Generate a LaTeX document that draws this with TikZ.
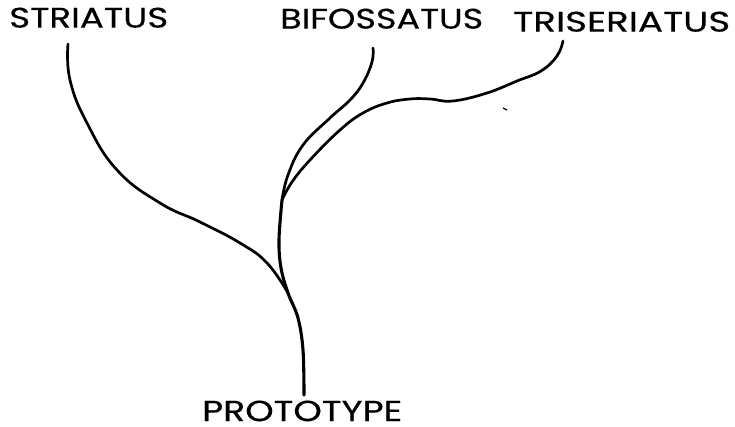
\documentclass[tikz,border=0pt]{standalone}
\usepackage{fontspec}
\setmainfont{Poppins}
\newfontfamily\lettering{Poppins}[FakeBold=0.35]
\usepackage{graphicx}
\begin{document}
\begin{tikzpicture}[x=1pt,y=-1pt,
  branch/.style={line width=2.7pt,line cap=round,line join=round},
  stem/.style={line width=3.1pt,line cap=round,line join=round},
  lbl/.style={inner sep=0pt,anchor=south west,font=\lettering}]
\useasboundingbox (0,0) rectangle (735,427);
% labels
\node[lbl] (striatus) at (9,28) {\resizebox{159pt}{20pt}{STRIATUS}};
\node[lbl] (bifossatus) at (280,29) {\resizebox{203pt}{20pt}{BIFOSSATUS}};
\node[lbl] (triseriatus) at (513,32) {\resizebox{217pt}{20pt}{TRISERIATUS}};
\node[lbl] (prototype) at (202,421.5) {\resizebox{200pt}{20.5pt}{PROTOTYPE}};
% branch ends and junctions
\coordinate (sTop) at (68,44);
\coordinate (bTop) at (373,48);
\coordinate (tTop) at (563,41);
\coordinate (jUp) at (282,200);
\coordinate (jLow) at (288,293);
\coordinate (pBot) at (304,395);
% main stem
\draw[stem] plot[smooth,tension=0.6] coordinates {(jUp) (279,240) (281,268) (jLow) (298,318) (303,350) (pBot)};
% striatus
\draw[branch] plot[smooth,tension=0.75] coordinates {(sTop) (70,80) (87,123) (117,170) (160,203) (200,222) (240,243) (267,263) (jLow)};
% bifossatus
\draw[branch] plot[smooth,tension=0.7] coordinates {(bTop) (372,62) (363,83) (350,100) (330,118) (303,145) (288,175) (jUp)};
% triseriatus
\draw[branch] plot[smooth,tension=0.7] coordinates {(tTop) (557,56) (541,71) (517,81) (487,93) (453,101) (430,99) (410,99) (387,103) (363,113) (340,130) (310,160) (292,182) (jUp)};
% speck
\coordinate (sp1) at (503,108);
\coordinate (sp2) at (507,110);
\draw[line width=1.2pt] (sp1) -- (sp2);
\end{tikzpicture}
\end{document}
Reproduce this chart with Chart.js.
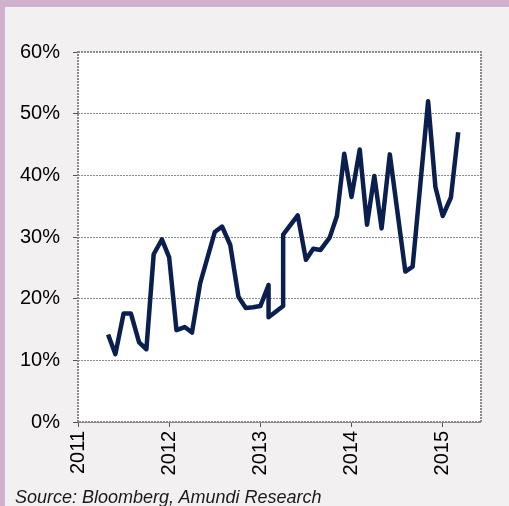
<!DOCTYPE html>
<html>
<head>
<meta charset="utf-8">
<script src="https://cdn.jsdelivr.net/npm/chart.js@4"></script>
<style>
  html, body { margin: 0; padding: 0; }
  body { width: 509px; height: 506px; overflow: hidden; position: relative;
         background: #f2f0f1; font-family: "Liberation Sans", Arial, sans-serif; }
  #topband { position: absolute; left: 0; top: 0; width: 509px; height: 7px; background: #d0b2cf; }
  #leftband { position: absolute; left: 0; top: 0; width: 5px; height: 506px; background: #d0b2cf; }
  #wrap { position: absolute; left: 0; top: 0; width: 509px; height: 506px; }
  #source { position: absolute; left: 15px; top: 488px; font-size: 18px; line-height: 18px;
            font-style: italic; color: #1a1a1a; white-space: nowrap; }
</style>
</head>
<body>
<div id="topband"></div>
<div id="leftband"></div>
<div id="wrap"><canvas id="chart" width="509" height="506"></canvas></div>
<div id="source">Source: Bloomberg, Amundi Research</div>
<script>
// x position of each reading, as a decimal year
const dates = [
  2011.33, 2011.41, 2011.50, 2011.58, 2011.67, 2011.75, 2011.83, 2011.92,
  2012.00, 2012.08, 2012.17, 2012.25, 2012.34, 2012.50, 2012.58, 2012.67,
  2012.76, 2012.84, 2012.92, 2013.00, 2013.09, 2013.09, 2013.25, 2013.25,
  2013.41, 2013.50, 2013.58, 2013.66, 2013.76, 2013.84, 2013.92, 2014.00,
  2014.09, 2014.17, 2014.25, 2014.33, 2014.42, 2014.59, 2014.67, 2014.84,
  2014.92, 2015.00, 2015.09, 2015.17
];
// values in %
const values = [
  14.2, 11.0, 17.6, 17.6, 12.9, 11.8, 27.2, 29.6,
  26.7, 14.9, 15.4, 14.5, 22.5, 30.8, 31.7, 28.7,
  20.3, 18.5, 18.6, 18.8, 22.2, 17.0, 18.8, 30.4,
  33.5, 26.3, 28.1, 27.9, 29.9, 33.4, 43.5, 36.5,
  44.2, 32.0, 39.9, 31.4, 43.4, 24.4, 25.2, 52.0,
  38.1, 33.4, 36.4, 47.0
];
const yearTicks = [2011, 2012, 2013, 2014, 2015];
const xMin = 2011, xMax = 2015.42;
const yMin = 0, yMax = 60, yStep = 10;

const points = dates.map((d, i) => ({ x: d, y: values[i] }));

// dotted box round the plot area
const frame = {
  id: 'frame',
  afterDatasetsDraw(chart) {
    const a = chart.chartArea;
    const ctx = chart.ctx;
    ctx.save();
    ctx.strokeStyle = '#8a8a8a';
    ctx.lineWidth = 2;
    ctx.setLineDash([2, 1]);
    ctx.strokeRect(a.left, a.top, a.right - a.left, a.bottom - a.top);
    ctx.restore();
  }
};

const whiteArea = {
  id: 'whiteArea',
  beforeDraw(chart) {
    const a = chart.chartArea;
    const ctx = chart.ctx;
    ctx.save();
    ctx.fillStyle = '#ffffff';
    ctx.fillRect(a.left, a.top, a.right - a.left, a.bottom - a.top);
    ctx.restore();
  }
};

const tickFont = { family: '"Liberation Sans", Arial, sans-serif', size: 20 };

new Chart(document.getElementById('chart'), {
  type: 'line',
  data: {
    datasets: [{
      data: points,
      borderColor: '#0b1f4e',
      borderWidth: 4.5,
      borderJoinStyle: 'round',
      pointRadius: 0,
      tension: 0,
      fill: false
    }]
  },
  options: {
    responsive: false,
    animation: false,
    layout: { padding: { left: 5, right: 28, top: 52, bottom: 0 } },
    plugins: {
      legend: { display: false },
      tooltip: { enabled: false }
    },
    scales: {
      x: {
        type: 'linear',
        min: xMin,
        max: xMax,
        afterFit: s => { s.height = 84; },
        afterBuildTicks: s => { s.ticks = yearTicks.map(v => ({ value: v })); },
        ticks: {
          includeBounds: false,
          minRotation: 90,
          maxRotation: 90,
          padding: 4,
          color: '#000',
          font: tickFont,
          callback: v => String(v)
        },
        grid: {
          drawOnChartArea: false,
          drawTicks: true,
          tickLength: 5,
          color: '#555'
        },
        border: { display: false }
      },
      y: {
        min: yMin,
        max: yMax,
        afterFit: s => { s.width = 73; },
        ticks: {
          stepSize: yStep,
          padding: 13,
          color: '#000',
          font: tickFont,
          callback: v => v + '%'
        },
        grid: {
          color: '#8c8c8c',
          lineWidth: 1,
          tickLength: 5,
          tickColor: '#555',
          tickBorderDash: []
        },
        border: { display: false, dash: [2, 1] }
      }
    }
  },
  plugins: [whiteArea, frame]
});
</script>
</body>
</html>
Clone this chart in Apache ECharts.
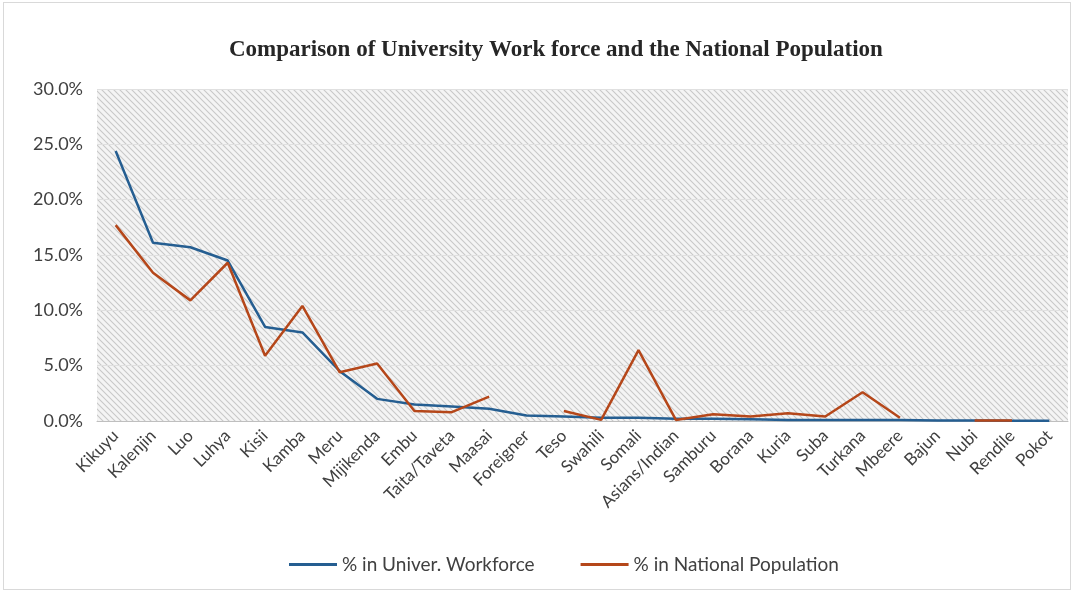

> _The task_: Keep the pictures out of your copy, and repeat every entry above exactly.

> _Result of this task_:
Generate a LaTeX document that draws this with TikZ.
\documentclass[tikz,border=0pt]{standalone}
\usepackage{fontspec}
\setmainfont{Poppins}
\newfontfamily\lettering{Poppins}[FakeBold=0.35]
\usepackage{graphicx}
\begin{document}
\begin{tikzpicture}[x=1pt,y=-1pt,
  branch/.style={line width=2.7pt,line cap=round,line join=round},
  stem/.style={line width=3.1pt,line cap=round,line join=round},
  lbl/.style={inner sep=0pt,anchor=south west,font=\lettering}]
\useasboundingbox (0,0) rectangle (735,427);
% labels
\node[lbl] (striatus) at (9,28) {\resizebox{159pt}{20pt}{STRIATUS}};
\node[lbl] (bifossatus) at (280,29) {\resizebox{203pt}{20pt}{BIFOSSATUS}};
\node[lbl] (triseriatus) at (513,32) {\resizebox{217pt}{20pt}{TRISERIATUS}};
\node[lbl] (prototype) at (202,421.5) {\resizebox{200pt}{20.5pt}{PROTOTYPE}};
% branch ends and junctions
\coordinate (sTop) at (68,44);
\coordinate (bTop) at (373,48);
\coordinate (tTop) at (563,41);
\coordinate (jUp) at (282,200);
\coordinate (jLow) at (288,293);
\coordinate (pBot) at (304,395);
% main stem
\draw[stem] plot[smooth,tension=0.6] coordinates {(jUp) (279,240) (281,268) (jLow) (298,318) (303,350) (pBot)};
% striatus
\draw[branch] plot[smooth,tension=0.75] coordinates {(sTop) (70,80) (87,123) (117,170) (160,203) (200,222) (240,243) (267,263) (jLow)};
% bifossatus
\draw[branch] plot[smooth,tension=0.7] coordinates {(bTop) (372,62) (363,83) (350,100) (330,118) (303,145) (288,175) (jUp)};
% triseriatus
\draw[branch] plot[smooth,tension=0.7] coordinates {(tTop) (557,56) (541,71) (517,81) (487,93) (453,101) (430,99) (410,99) (387,103) (363,113) (340,130) (310,160) (292,182) (jUp)};
% speck
\coordinate (sp1) at (503,108);
\coordinate (sp2) at (507,110);
\draw[line width=1.2pt] (sp1) -- (sp2);
\end{tikzpicture}
\end{document}
Reproduce this chart with Chart.js.
<!DOCTYPE html>
<html>
<head>
<meta charset="utf-8">
<script src="https://cdn.jsdelivr.net/npm/chart.js@4"></script>
<style>
  html, body { margin: 0; padding: 0; }
  body { width: 509px; height: 506px; overflow: hidden; position: relative;
         background: #f2f0f1; font-family: "Liberation Sans", Arial, sans-serif; }
  #topband { position: absolute; left: 0; top: 0; width: 509px; height: 7px; background: #d0b2cf; }
  #leftband { position: absolute; left: 0; top: 0; width: 5px; height: 506px; background: #d0b2cf; }
  #wrap { position: absolute; left: 0; top: 0; width: 509px; height: 506px; }
  #source { position: absolute; left: 15px; top: 488px; font-size: 18px; line-height: 18px;
            font-style: italic; color: #1a1a1a; white-space: nowrap; }
</style>
</head>
<body>
<div id="topband"></div>
<div id="leftband"></div>
<div id="wrap"><canvas id="chart" width="509" height="506"></canvas></div>
<div id="source">Source: Bloomberg, Amundi Research</div>
<script>
// x position of each reading, as a decimal year
const dates = [
  2011.33, 2011.41, 2011.50, 2011.58, 2011.67, 2011.75, 2011.83, 2011.92,
  2012.00, 2012.08, 2012.17, 2012.25, 2012.34, 2012.50, 2012.58, 2012.67,
  2012.76, 2012.84, 2012.92, 2013.00, 2013.09, 2013.09, 2013.25, 2013.25,
  2013.41, 2013.50, 2013.58, 2013.66, 2013.76, 2013.84, 2013.92, 2014.00,
  2014.09, 2014.17, 2014.25, 2014.33, 2014.42, 2014.59, 2014.67, 2014.84,
  2014.92, 2015.00, 2015.09, 2015.17
];
// values in %
const values = [
  14.2, 11.0, 17.6, 17.6, 12.9, 11.8, 27.2, 29.6,
  26.7, 14.9, 15.4, 14.5, 22.5, 30.8, 31.7, 28.7,
  20.3, 18.5, 18.6, 18.8, 22.2, 17.0, 18.8, 30.4,
  33.5, 26.3, 28.1, 27.9, 29.9, 33.4, 43.5, 36.5,
  44.2, 32.0, 39.9, 31.4, 43.4, 24.4, 25.2, 52.0,
  38.1, 33.4, 36.4, 47.0
];
const yearTicks = [2011, 2012, 2013, 2014, 2015];
const xMin = 2011, xMax = 2015.42;
const yMin = 0, yMax = 60, yStep = 10;

const points = dates.map((d, i) => ({ x: d, y: values[i] }));

// dotted box round the plot area
const frame = {
  id: 'frame',
  afterDatasetsDraw(chart) {
    const a = chart.chartArea;
    const ctx = chart.ctx;
    ctx.save();
    ctx.strokeStyle = '#8a8a8a';
    ctx.lineWidth = 2;
    ctx.setLineDash([2, 1]);
    ctx.strokeRect(a.left, a.top, a.right - a.left, a.bottom - a.top);
    ctx.restore();
  }
};

const whiteArea = {
  id: 'whiteArea',
  beforeDraw(chart) {
    const a = chart.chartArea;
    const ctx = chart.ctx;
    ctx.save();
    ctx.fillStyle = '#ffffff';
    ctx.fillRect(a.left, a.top, a.right - a.left, a.bottom - a.top);
    ctx.restore();
  }
};

const tickFont = { family: '"Liberation Sans", Arial, sans-serif', size: 20 };

new Chart(document.getElementById('chart'), {
  type: 'line',
  data: {
    datasets: [{
      data: points,
      borderColor: '#0b1f4e',
      borderWidth: 4.5,
      borderJoinStyle: 'round',
      pointRadius: 0,
      tension: 0,
      fill: false
    }]
  },
  options: {
    responsive: false,
    animation: false,
    layout: { padding: { left: 5, right: 28, top: 52, bottom: 0 } },
    plugins: {
      legend: { display: false },
      tooltip: { enabled: false }
    },
    scales: {
      x: {
        type: 'linear',
        min: xMin,
        max: xMax,
        afterFit: s => { s.height = 84; },
        afterBuildTicks: s => { s.ticks = yearTicks.map(v => ({ value: v })); },
        ticks: {
          includeBounds: false,
          minRotation: 90,
          maxRotation: 90,
          padding: 4,
          color: '#000',
          font: tickFont,
          callback: v => String(v)
        },
        grid: {
          drawOnChartArea: false,
          drawTicks: true,
          tickLength: 5,
          color: '#555'
        },
        border: { display: false }
      },
      y: {
        min: yMin,
        max: yMax,
        afterFit: s => { s.width = 73; },
        ticks: {
          stepSize: yStep,
          padding: 13,
          color: '#000',
          font: tickFont,
          callback: v => v + '%'
        },
        grid: {
          color: '#8c8c8c',
          lineWidth: 1,
          tickLength: 5,
          tickColor: '#555',
          tickBorderDash: []
        },
        border: { display: false, dash: [2, 1] }
      }
    }
  },
  plugins: [whiteArea, frame]
});
</script>
</body>
</html>
Clone this chart in Apache ECharts.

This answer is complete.